With the news of Liverpool Football Club signing Sunderland’s 20-year-old star Jordan Henderson, the transfers have officially begun. Many in the media are already bemoaning the hefty transfer fee of what is said to be £20 million for the talented youngster. But the club wasted no time in sealing their first transfer deal of the summer and no matter what, with this bold and logical approach of snapping up Britain’s best talent, Liverpool will be winners. Whether it’s now, or a few years down the line, the strategy Dalglish is implementing will pay off.
The opinions being spouted in the media (and they are only that, opinions), is that Liverpool have now overpaid on potential talents not once, but twice. First in January on Andy Carroll and now in June on Jordan Henderson. Putting aside the fact that everyone must overpay for young English players, such is the inflation and premium they command, Liverpool have not overpaid for anyone just yet.
Buying any player is always a gamble. No one will ever know if the player will fit into the team or not, if they will get injured, if they will perform as well as they have in the past, etc. But buying a young, gifted, English player for perhaps more money than a mid to late 20′s English or foreign one offers two advantages.
The first would be that the potential resale on the player down the line is always going to be higher. Buying a player at 20, getting four or five good years out of them and selling them on for a profit at 25 is a genuine long-term strategy. Key examples of this would be Fernando Torres and David Ngog. Bought young, and sold for massive profits.
The second advantage is the obvious one: they have youth on their side. Of course not every 18, 19, or 20 year-old with amazing potential will succeed in the long run, but they have every opportunity to do so with plenty of time to learn and develop ahead of them.
I won’t pretend that I know a lot about Jordan Henderson right now, but from what I’ve read, he has a wonderful range of passing and the ability to distribute with thought and accuracy. Journalist Iain Macintosh reckons he is of the “Alonso school of play.” Whether he turns out to be as good as Alonso remains to be seen. But the potential is there.

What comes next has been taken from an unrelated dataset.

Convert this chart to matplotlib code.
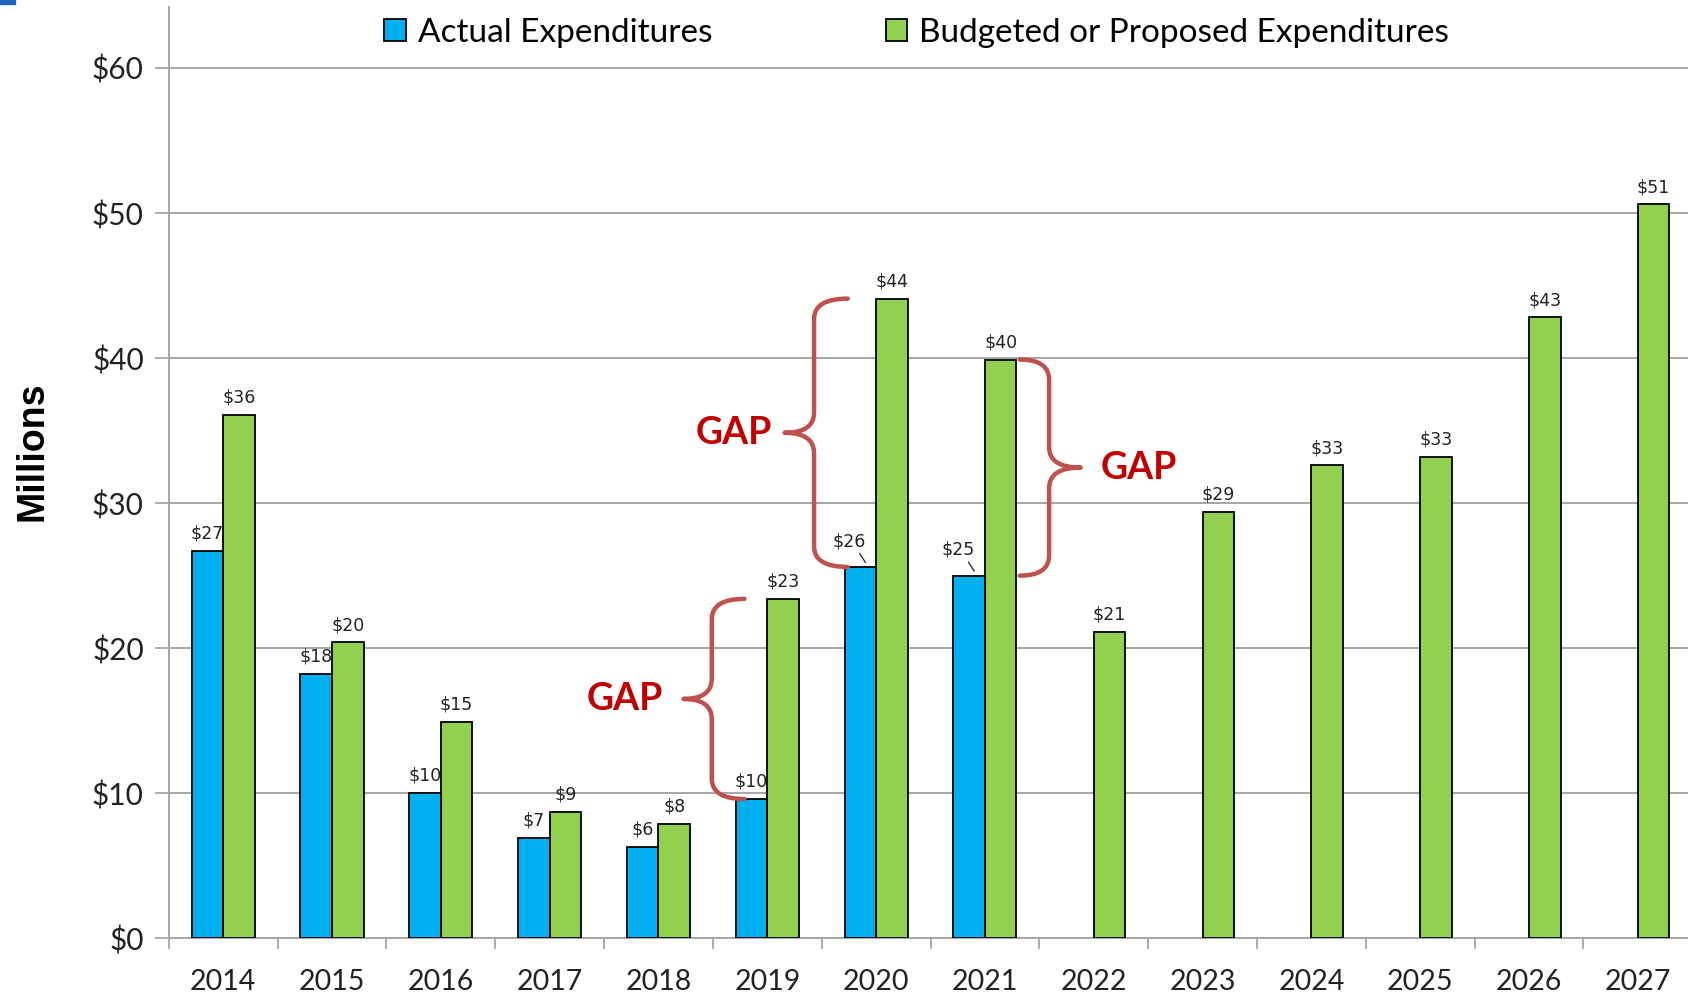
import numpy as np
import matplotlib
matplotlib.use("Agg")
import matplotlib.pyplot as plt
from matplotlib.path import Path
from matplotlib.patches import PathPatch, Rectangle

years = ["2014", "2015", "2016", "2017", "2018", "2019", "2020",
         "2021", "2022", "2023", "2024", "2025", "2026", "2027"]
actual = [26.7, 18.2, 10.0, 6.9, 6.3, 9.6, 25.6, 25.0]
budgeted = [36.1, 20.4, 14.9, 8.7, 7.9, 23.4, 44.1, 39.9,
            21.1, 29.4, 32.6, 33.2, 42.8, 50.6]
y_ticks = [0, 10, 20, 30, 40, 50, 60]
gap_years = ["2019", "2020", "2021"]

BLUE = "#00B0F0"
GREEN = "#92D050"
GRID = "#A6A6A6"
BRACE = "#C0504D"
GAPRED = "#C00000"
TICKFONT = "Lato"
LABELFONT = "DejaVu Sans"


def brace(ax, x_stem, x_tip, x_point, y_lo, y_hi, r=1.4):
    y_mid = (y_lo + y_hi) / 2
    verts = [(x_tip, y_hi),
             (x_stem, y_hi), (x_stem, y_hi - r),
             (x_stem, y_mid + r),
             (x_stem, y_mid), (x_point, y_mid),
             (x_stem, y_mid), (x_stem, y_mid - r),
             (x_stem, y_lo + r),
             (x_stem, y_lo), (x_tip, y_lo)]
    codes = [Path.MOVETO,
             Path.CURVE3, Path.CURVE3,
             Path.LINETO,
             Path.CURVE3, Path.CURVE3,
             Path.CURVE3, Path.CURVE3,
             Path.LINETO,
             Path.CURVE3, Path.CURVE3]
    ax.add_patch(PathPatch(Path(verts, codes), fill=False, edgecolor=BRACE,
                           lw=3.2, capstyle="round", joinstyle="round", zorder=5))


fig = plt.figure(figsize=(16.88, 9.97), dpi=100)
ax = fig.add_axes([0.1, 0.0589, 0.9025, 0.934])

x = np.arange(len(years))
w = 0.29
xa = x[:len(actual)] - w / 2
xb = x + w / 2
ax.bar(xa, actual, w, color=BLUE, edgecolor="black", lw=1.3, zorder=3,
       label="Actual Expenditures")
ax.bar(xb, budgeted, w, color=GREEN, edgecolor="black", lw=1.3, zorder=3,
       label="Budgeted or Proposed Expenditures")

# data labels
for i, v in enumerate(actual):
    dx, dy = 0, 6
    if years[i] in ("2020", "2021"):
        dx, dy = -8, 12
    ax.annotate(f"${v:.0f}", (xa[i], v), xytext=(dx, dy), textcoords="offset points",
                ha="center", va="bottom", fontsize=12.5, family=LABELFONT,
                color="#222222", zorder=6)
    if years[i] in ("2020", "2021"):
        ax.annotate("", (xa[i] + 0.06, v + 0.15), xytext=(xa[i] - 0.02, v + 1.1),
                    arrowprops=dict(arrowstyle="-", color="#333333", lw=1), zorder=6)
for i, v in enumerate(budgeted):
    ax.annotate(f"${v:.0f}", (xb[i], v), xytext=(0, 6), textcoords="offset points",
                ha="center", va="bottom", fontsize=12.5, family=LABELFONT,
                color="#222222", zorder=6)

# gap braces
i1 = years.index(gap_years[0])
i2 = years.index(gap_years[1])
i3 = years.index(gap_years[2])
brace(ax, i1 - 0.51, i1 - 0.21, i1 - 0.77, actual[i1], budgeted[i1])
brace(ax, i2 - 0.57, i2 - 0.26, i2 - 0.84, actual[i2], budgeted[i2])
brace(ax, i3 + 0.59, i3 + 0.32, i3 + 0.88, actual[i3], budgeted[i3])
gap_kw = dict(ha="center", va="center", fontsize=27, fontweight="bold",
              family=TICKFONT, color=GAPRED, zorder=6)
ax.text(i1 - 1.31, (actual[i1] + budgeted[i1]) / 2, "GAP", **gap_kw)
ax.text(i2 - 1.31, (actual[i2] + budgeted[i2]) / 2, "GAP", **gap_kw)
ax.text(i3 + 1.41, (actual[i3] + budgeted[i3]) / 2, "GAP", **gap_kw)

ax.set_xlim(-0.5, len(years) - 0.5)
ax.set_ylim(0, 64.2)
ax.set_yticks(y_ticks)
ax.set_yticklabels([f"${t}" for t in y_ticks])
ax.set_xticks(x)
ax.set_xticklabels(years)
ax.set_xticks(np.arange(len(years) + 1) - 0.5, minor=True)
ax.tick_params(axis="x", which="major", length=0, pad=22, labelsize=20.5)
ax.tick_params(axis="x", which="minor", length=8, width=1.3, color=GRID, direction="out")
ax.tick_params(axis="y", length=10, width=1.3, color=GRID, pad=8, labelsize=21.5)
for lab in ax.get_xticklabels() + ax.get_yticklabels():
    lab.set_family(TICKFONT)
    lab.set_color("#222222")

ax.yaxis.grid(True, color=GRID, lw=1.4, zorder=0)
ax.set_axisbelow(True)
for s in ("top", "right"):
    ax.spines[s].set_visible(False)
for s in ("left", "bottom"):
    ax.spines[s].set_color(GRID)
    ax.spines[s].set_linewidth(1.4)

fig.text(0.019, 0.547, "Millions", rotation=90, ha="center", va="center",
         fontsize=27, fontweight="bold", family="Liberation Sans")

leg = fig.legend(loc="center", bbox_to_anchor=(0.543, 0.967), ncol=2, frameon=False,
                 prop={"family": TICKFONT, "size": 24}, handlelength=0.65,
                 handleheight=0.65, handletextpad=0.35, columnspacing=5.2)

fig.patches.append(Rectangle((0, 0.996), 0.009, 0.004, transform=fig.transFigure,
                             color="#1F5FBF", figure=fig))

fig.savefig("out.png", dpi=100)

With Henderson, Liverpool have acquired their first big signing of the transfer window. And it would appear that Kenny Dalglish is not stopping there. If rumors and conjecture turn out to be true, than Charlie Adam, Stewart Downing, and Connor Wickham will follow hot on the heels of young Henderson.
The pattern coming into focus with Dalglish and Comolli’s strategy is not just “buy young English players,” but to buy young, gifted, and versatile players. Henderson is essentially a central midfielder, but he can also operate successfully elsewhere. The same goes for Adam, Meireles, Gerrard, Suarez, Kuyt, and Downing. And just look at the ability of Glen Johnson to switch to left-back as if it was his natural position.
The team is being built with and around players that have the ability to not just play one position in one formation, but to play in multiple positions in various formations. This is what creates pass and move football, and this is what Dalglish wants to achieve.
Like everyone else, I have my doubts about players until they have had some time to really prove themselves. On top of this, with Henderson and the others rumored to be added to the squad, I’m not sure how the team will gel and who exactly will be in the starting eleven. But the fact that there will be options and selection headaches is what every big team needs and wants. Liverpool’s squad has been poor over the years and now finally looks set to have genuine strength in multiple areas on the pitch.
Dalglish and Comolli have already taken this team leaps and bounds ahead of where they were last summer. We’ve traded OAP’s for youthful, promising talent. The intent being shown in this transfer window indicates that Liverpool are preparing themselves to once again be a force to be reckoned with. Let the rest of the transfers commence.